**Task goal**
Return the lines below exactly, from the first line to the line that contains "const pairs = ys". Leave out pictures.

**Records provided**
::::

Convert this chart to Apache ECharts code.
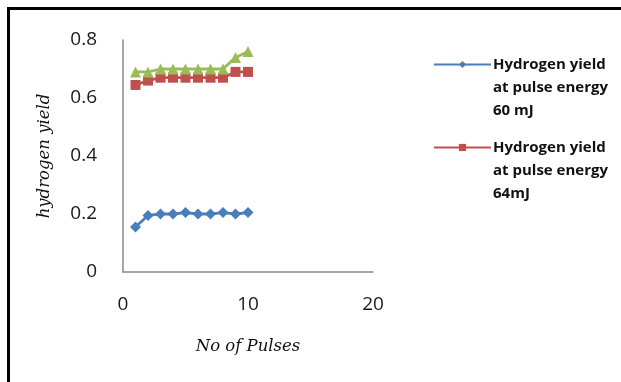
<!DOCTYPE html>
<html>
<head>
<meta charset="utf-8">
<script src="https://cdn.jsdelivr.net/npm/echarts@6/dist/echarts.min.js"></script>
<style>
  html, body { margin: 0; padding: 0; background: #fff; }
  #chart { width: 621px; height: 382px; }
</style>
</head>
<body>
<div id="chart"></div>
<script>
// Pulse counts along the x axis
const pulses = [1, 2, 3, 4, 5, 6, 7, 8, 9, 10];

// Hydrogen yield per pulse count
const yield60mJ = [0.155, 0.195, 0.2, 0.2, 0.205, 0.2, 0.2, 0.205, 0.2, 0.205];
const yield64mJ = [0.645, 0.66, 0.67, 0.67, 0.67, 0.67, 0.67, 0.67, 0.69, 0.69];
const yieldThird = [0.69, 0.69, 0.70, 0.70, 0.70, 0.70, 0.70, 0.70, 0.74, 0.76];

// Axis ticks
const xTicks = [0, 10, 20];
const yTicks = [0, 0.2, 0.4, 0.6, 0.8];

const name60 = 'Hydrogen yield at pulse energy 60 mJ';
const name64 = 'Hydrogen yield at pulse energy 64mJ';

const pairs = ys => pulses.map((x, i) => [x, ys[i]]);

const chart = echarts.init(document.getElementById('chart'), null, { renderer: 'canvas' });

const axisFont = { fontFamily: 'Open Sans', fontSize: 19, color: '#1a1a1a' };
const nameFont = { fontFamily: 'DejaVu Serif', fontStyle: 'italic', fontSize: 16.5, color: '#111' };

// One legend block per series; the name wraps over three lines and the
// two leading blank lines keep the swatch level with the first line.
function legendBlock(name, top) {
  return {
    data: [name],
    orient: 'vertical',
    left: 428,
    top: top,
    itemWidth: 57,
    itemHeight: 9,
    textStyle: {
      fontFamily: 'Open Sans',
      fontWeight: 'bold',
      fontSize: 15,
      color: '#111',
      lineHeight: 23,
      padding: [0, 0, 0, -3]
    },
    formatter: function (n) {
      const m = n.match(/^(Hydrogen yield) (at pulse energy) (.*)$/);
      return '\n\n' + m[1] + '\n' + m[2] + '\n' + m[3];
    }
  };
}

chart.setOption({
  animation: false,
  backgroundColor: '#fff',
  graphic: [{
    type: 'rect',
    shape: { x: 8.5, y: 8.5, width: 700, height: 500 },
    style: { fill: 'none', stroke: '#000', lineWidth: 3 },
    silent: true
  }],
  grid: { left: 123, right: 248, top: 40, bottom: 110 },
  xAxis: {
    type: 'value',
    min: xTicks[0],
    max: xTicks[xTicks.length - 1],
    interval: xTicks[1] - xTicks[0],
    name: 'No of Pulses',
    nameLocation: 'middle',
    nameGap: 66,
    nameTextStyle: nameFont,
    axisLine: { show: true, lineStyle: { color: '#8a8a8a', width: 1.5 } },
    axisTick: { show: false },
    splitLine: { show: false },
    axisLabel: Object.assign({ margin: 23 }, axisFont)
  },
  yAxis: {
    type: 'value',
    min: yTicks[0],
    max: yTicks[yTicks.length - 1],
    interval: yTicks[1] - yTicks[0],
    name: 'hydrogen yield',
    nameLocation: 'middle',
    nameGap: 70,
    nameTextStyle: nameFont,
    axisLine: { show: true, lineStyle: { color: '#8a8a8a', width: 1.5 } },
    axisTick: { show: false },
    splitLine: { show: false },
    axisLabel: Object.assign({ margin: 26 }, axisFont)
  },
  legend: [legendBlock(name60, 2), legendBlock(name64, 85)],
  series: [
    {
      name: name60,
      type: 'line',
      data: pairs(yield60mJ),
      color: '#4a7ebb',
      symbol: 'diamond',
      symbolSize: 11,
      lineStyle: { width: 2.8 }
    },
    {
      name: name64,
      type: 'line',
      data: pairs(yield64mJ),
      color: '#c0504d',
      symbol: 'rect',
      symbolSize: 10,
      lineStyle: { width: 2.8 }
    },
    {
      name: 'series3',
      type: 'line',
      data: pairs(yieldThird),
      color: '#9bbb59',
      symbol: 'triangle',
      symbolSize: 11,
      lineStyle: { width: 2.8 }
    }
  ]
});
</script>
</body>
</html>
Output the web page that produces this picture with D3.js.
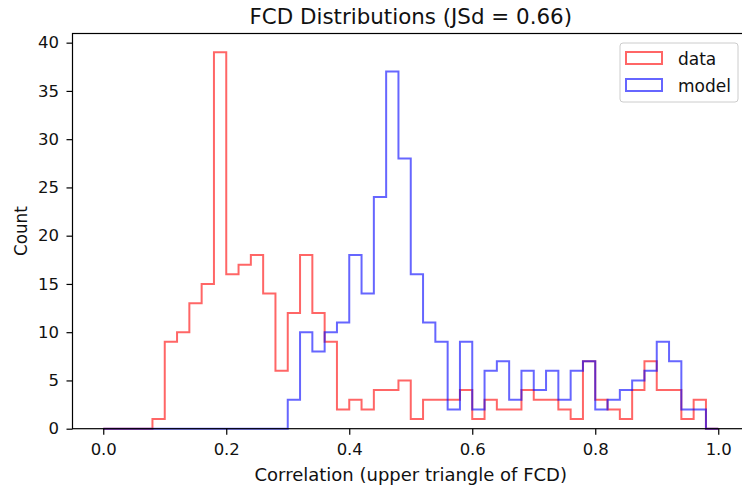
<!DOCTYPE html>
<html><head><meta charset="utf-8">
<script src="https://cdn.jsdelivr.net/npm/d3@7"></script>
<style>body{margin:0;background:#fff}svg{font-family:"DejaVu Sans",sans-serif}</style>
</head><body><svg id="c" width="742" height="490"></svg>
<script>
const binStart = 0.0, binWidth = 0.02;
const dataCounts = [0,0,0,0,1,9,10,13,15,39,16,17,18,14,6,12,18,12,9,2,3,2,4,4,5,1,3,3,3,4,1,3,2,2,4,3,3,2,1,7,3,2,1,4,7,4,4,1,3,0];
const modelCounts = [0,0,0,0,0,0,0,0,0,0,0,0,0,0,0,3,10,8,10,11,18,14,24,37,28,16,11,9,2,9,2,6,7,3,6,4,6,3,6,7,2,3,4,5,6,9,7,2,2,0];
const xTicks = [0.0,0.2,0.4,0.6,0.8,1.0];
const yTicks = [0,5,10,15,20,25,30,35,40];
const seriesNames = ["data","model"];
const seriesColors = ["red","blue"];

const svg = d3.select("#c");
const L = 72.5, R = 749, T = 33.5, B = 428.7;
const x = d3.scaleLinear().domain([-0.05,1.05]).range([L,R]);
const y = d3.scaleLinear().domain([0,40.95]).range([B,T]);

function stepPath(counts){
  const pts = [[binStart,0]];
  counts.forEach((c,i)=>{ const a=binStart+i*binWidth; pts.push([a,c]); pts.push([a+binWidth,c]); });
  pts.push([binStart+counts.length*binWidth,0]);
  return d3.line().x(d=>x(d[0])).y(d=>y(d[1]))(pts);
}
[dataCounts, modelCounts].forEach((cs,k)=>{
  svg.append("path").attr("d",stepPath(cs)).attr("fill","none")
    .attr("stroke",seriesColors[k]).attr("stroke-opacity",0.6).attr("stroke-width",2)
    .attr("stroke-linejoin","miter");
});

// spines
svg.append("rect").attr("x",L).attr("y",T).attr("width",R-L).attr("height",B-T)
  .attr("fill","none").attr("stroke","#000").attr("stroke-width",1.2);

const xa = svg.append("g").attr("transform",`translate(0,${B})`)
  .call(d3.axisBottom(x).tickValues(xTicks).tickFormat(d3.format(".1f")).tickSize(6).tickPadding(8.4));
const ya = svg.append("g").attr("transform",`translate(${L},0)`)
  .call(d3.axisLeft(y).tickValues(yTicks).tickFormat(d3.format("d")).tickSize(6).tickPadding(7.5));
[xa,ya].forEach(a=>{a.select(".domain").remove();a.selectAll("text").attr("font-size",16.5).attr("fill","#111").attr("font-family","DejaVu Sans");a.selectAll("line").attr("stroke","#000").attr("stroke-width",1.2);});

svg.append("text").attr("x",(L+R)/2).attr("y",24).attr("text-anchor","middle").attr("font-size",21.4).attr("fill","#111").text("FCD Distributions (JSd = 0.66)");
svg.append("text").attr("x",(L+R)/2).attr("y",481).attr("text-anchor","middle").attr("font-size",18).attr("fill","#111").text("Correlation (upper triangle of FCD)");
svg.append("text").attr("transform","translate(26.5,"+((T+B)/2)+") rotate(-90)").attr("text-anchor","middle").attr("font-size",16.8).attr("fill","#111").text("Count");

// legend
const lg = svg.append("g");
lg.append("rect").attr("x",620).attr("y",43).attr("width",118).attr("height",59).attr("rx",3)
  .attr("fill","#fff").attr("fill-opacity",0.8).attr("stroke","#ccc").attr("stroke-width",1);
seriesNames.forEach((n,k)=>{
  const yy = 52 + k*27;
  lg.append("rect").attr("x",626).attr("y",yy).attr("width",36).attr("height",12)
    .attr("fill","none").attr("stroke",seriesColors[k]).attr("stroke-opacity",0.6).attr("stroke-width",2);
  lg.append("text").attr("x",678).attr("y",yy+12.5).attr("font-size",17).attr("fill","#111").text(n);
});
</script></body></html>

::::

**Exercise output**
Convert this chart to Apache ECharts code.
<!DOCTYPE html>
<html>
<head>
<meta charset="utf-8">
<script src="https://cdn.jsdelivr.net/npm/echarts@6/dist/echarts.min.js"></script>
<style>
  html, body { margin: 0; padding: 0; background: #fff; }
  #chart { width: 621px; height: 382px; }
</style>
</head>
<body>
<div id="chart"></div>
<script>
// Pulse counts along the x axis
const pulses = [1, 2, 3, 4, 5, 6, 7, 8, 9, 10];

// Hydrogen yield per pulse count
const yield60mJ = [0.155, 0.195, 0.2, 0.2, 0.205, 0.2, 0.2, 0.205, 0.2, 0.205];
const yield64mJ = [0.645, 0.66, 0.67, 0.67, 0.67, 0.67, 0.67, 0.67, 0.69, 0.69];
const yieldThird = [0.69, 0.69, 0.70, 0.70, 0.70, 0.70, 0.70, 0.70, 0.74, 0.76];

// Axis ticks
const xTicks = [0, 10, 20];
const yTicks = [0, 0.2, 0.4, 0.6, 0.8];

const name60 = 'Hydrogen yield at pulse energy 60 mJ';
const name64 = 'Hydrogen yield at pulse energy 64mJ';

const pairs = ys => pulses.map((x, i) => [x, ys[i]]);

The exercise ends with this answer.